Thursday 26 June 2014

Phone-hacking by media so 2006

When Rebekah Brooks, Andrew Coulson and their News International team were first accused of hacking private phones, way back in 2006, there was widespread outrage, uncontrolled outbreaks of snarling Murdoch-hatred, and a public inquiry used by British politicians and celebrities to further muzzle the British press.

The attempted muzzling continues. But now that former New International head Rebekah Brooks and most of her colleagues, with two exceptions,  have been cleared of all charges , it might be time to reflect after one of the most expensive trials in British legal history that even what she and her colleagues were alleged to have done, i.e., hacking the phones of hundreds of celebrities, politicians and crime victims, has been dwarfed by the revelations since of what GCHQ, the NSA and our own GCSB have got up to since.
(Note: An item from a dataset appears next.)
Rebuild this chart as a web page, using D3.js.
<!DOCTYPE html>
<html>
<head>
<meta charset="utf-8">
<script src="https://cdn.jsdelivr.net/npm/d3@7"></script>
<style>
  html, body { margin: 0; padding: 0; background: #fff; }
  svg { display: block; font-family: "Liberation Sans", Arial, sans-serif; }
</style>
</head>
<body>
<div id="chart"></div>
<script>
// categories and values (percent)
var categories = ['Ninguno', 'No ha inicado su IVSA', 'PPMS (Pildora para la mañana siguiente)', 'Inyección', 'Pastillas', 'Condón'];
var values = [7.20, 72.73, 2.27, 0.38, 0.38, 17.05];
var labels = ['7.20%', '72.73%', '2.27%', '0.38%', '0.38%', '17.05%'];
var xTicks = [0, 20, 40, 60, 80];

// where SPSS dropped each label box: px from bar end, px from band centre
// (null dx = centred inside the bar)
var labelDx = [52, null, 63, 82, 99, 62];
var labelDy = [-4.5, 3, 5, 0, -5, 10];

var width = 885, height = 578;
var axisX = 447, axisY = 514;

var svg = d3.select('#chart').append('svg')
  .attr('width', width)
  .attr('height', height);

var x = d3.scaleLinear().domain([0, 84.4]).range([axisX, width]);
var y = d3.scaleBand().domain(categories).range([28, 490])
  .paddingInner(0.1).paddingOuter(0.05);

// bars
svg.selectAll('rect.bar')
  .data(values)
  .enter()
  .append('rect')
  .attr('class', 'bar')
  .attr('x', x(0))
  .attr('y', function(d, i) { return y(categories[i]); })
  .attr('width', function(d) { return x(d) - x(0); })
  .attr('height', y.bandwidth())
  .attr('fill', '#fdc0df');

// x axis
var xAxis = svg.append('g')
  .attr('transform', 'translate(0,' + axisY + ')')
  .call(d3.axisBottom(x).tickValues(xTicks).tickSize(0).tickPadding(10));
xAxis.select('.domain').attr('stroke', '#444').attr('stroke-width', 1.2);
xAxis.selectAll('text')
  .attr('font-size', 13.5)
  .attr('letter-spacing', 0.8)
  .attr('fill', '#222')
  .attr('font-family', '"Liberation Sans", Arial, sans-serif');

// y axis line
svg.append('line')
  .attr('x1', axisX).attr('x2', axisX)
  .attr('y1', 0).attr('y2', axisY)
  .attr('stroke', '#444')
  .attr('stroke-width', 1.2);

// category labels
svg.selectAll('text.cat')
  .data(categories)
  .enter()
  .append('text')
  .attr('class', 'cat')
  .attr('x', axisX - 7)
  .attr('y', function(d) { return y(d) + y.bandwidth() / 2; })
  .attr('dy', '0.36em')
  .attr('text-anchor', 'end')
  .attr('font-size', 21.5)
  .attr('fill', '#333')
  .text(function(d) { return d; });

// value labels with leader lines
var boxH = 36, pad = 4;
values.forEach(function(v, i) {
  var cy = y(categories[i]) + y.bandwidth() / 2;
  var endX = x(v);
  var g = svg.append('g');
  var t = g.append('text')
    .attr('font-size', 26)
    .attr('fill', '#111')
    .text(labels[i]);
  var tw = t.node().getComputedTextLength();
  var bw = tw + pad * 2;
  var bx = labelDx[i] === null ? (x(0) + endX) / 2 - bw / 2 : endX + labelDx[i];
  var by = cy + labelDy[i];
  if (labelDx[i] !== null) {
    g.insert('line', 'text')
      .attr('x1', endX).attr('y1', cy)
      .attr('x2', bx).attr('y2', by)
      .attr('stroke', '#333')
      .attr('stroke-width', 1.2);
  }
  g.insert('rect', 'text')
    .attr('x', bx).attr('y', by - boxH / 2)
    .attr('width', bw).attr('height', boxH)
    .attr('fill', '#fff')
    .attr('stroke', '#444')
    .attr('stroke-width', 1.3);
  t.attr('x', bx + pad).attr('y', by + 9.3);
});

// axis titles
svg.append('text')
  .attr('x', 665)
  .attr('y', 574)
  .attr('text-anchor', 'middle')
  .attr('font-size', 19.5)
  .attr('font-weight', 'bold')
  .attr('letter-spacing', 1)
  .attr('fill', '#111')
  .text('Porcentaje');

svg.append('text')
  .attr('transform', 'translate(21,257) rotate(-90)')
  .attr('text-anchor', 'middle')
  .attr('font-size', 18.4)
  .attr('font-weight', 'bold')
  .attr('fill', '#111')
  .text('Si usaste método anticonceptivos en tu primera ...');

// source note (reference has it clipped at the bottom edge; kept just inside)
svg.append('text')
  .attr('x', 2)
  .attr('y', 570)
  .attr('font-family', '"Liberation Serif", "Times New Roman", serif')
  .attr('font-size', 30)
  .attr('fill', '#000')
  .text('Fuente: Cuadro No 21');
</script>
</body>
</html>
Hacking hundreds of phones, hell! The governments’ buggers do that just to warm up. Phone calls, emails, metadata, whatever you’ve got, they’ll take it, tape it, store it, listen in and use it against you if they can. And they’re not doing in the hundreds; every phone call and email conversation on the planet, and every ISP and carrier who hosts them, is under surveillance and under the thumb of government buggers.

No need for anything as archaic as search warrants, these buggers have Presidential and Prime Ministerial backing to invade your private communications.

It makes the outrage over what little one newspaper organisation was alleged to have done look almost quaint by contrast.